Fui a ver la última película de Tarantino. Transcurre una media hora aproximada del metraje y se suceden las escenas trufadas de una violencia grotesca que rozan el esperpento, y como ocurre con las películas del director estadounidense provocan una conmoción de cartón piedra muy vecina de la risa. Lo esperaba. Como también esperaba que los protagonistas nos redimieran a los espectadores con la justicia poética tan próxima a la risa con que nos suele obsequiar el cineasta. Hasta que llega un instante, mejor dicho, hasta que me llega un instante en que me sobresalto. Aparecen en pantalla los personajes de Sharon Tate y Roman Polanski. En el momento en que Margot Robbie, intérprete de la malograda actriz, ocupa el primer plano de la pantalla, con su cabello rubio y el aire de sensual y frívola muchacha de las películas españolas de los 60, me ataca un aviso de muerte que me incomoda.
Pesa la historia de aquel asesinato macabro en los ojos de mi memoria, y según se van aproximando los vientos ruines de la secta que lo perpetró entro en una tensión que me obliga a revolverme en la butaca. Deseé tener a mano un puntero para pasar rápido por encima de las escenas cruentas que se avecinan, pero ahí estaba, en la butaca del cine, cautivo y desarmado esperando la derrota.
Y cuando parece inevitable la confluencia de la historia y la ficción para que estalle lo horrendo del crimen, Tarantino hace una pirueta para mí ingeniosa que me libera, riéndose a carcajada limpia de los asesinos y sacándole los colores a la muerte por lo absurdo de su irrupción en la vida de la pareja de Polanski.
No ha tenido que ser plato de buen gusto para los miembros de la tristemente célebre secta de Manson que aún sobreviven pudriéndose de asco, puesto que caricaturizar su hazaña y dejarla reducida a guiñol ha debido de disgustarlos. El propio Manson debe de estar agitado en el infierno imprecando contra Tarantino por la transgresión inadmisible de lo más sagrado de su ritual.
Cuando salgo del cine no sé qué me hace más feliz, si recordar la belleza imperecedera de Sharon Tate, como si la historia se hubiera equivocado, o pensar en los calambrazos que debieron de recibir los miembros de la Familia Manson al contemplar su ridículo destino en la película.
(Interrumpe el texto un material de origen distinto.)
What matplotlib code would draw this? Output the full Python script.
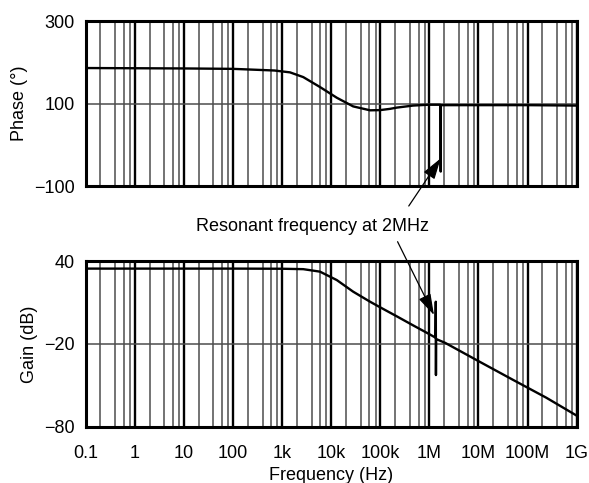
import numpy as np
import matplotlib
matplotlib.use('Agg')
import matplotlib.pyplot as plt
from matplotlib.ticker import FixedLocator, NullFormatter

plt.rcParams['font.family'] = ['Liberation Sans', 'DejaVu Sans']

# phase curve (deg)
phase_f = [0.1, 1, 10, 100, 700, 1.45e3, 2.7e3, 5.9e3, 1.3e4, 2.8e4, 6.2e4, 9.9e4,
           1.57e5, 2.15e5, 4.65e5, 9.5e5, 1.66e6, 1.69e6, 1.70e6, 1.71e6, 1e7, 1e8, 1e9]
phase_v = [186, 185.5, 185, 184, 180, 175.5, 164, 140, 114, 93, 83.5, 84,
           87, 90, 95, 97, 97, 60, -65, 96, 96, 96, 95]

# gain curve (dB)
gain_f = [0.1, 1, 10, 100, 1e3, 2.7e3, 5.9e3, 1.3e4, 2.8e4, 6.2e4, 9.9e4, 2.15e5, 4.6e5,
          1e6, 1.33e6, 1.35e6, 1.36e6, 1.37e6, 2.1e6, 1.06e7, 5e7, 2.4e8, 1e9]
gain_v = [34.5, 34.5, 34.5, 34.5, 34.4, 34.1, 32.3, 26.2, 17.8, 10.5, 6.5, 0.0, -6.5,
          -13, -15.5, 10.5, -42.6, -16.5, -19.3, -33, -46, -59, -72]

x_ticks = [0.1, 1, 10, 100, 1e3, 1e4, 1e5, 1e6, 1e7, 1e8, 1e9]
x_labels = ['0.1', '1', '10', '100', '1k', '10k', '100k', '1M', '10M', '100M', '1G']

fig = plt.figure(figsize=(5.89, 4.83), dpi=100)
ax1 = fig.add_axes([0.1455, 0.6149, 0.8336, 0.3416])
ax2 = fig.add_axes([0.1455, 0.1166, 0.8336, 0.3430])

# minor grid only at 2, 4, 6, 8 of each decade
minor = [m * 10.0**e for e in range(-1, 9) for m in (2, 4, 6, 8)]

for ax in (ax1, ax2):
    ax.set_xscale('log')
    ax.set_xlim(0.1, 1e9)
    ax.xaxis.set_major_locator(FixedLocator(x_ticks))
    ax.xaxis.set_minor_locator(FixedLocator(minor))
    ax.xaxis.set_minor_formatter(NullFormatter())
    ax.grid(which='major', axis='x', color='black', lw=1.7)
    ax.grid(which='minor', axis='x', color='#4d4d4d', lw=1.1)
    ax.grid(which='major', axis='y', color='#4d4d4d', lw=1.1)
    ax.tick_params(which='both', length=0, labelsize=13)
    ax.tick_params(axis='y', pad=8)
    ax.tick_params(axis='x', pad=13)
    for s in ax.spines.values():
        s.set_linewidth(2.2)
    ax.set_axisbelow(True)

ax1.plot(phase_f, phase_v, color='black', lw=1.7)
ax1.set_ylim(-100, 300)
ax1.set_yticks([-100, 100, 300])
ax1.set_xticklabels([])
ax1.set_ylabel('Phase (°)', fontsize=13, labelpad=4)

ax2.plot(gain_f, gain_v, color='black', lw=1.7)
ax2.set_ylim(-80, 40)
ax2.set_yticks([-80, -20, 40])
ax2.set_xticklabels(x_labels)
ax2.set_ylabel('Gain (dB)', fontsize=13, labelpad=4)
ax2.set_xlabel('Frequency (Hz)', fontsize=13, labelpad=4)

fig.text(0.530, 0.532, 'Resonant frequency at 2MHz', fontsize=13,
         ha='center', va='center')
arrow = dict(arrowstyle='-|>,head_length=1.3,head_width=0.4', color='black',
             lw=0.9, mutation_scale=10, shrinkA=0, shrinkB=0)
ax1.annotate('', xy=(1.70e6, -33), xycoords='data',
             xytext=(0.694, 0.5735), textcoords='figure fraction', arrowprops=arrow)
ax2.annotate('', xy=(1.24e6, 0.9), xycoords='data',
             xytext=(0.675, 0.4996), textcoords='figure fraction', arrowprops=arrow)

fig.savefig('out.png', dpi=100)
En cualquier caso, y sin entrar en las consideraciones críticas del nuevo trabajo de Tarantino, confirmo que su propuesta de redención (y venganza, no lo voy a negar) ante los episodios más abominables que hemos conocido tiene un aire que no me disgusta, aunque la dicha sea tan efímera y ficticia como lo es la misma película.
El arte, como dijera García Márquez para la literatura, posee una vocación de exorcismo saludable aunque solo sea para saldar las deudas con nuestros propios demonios.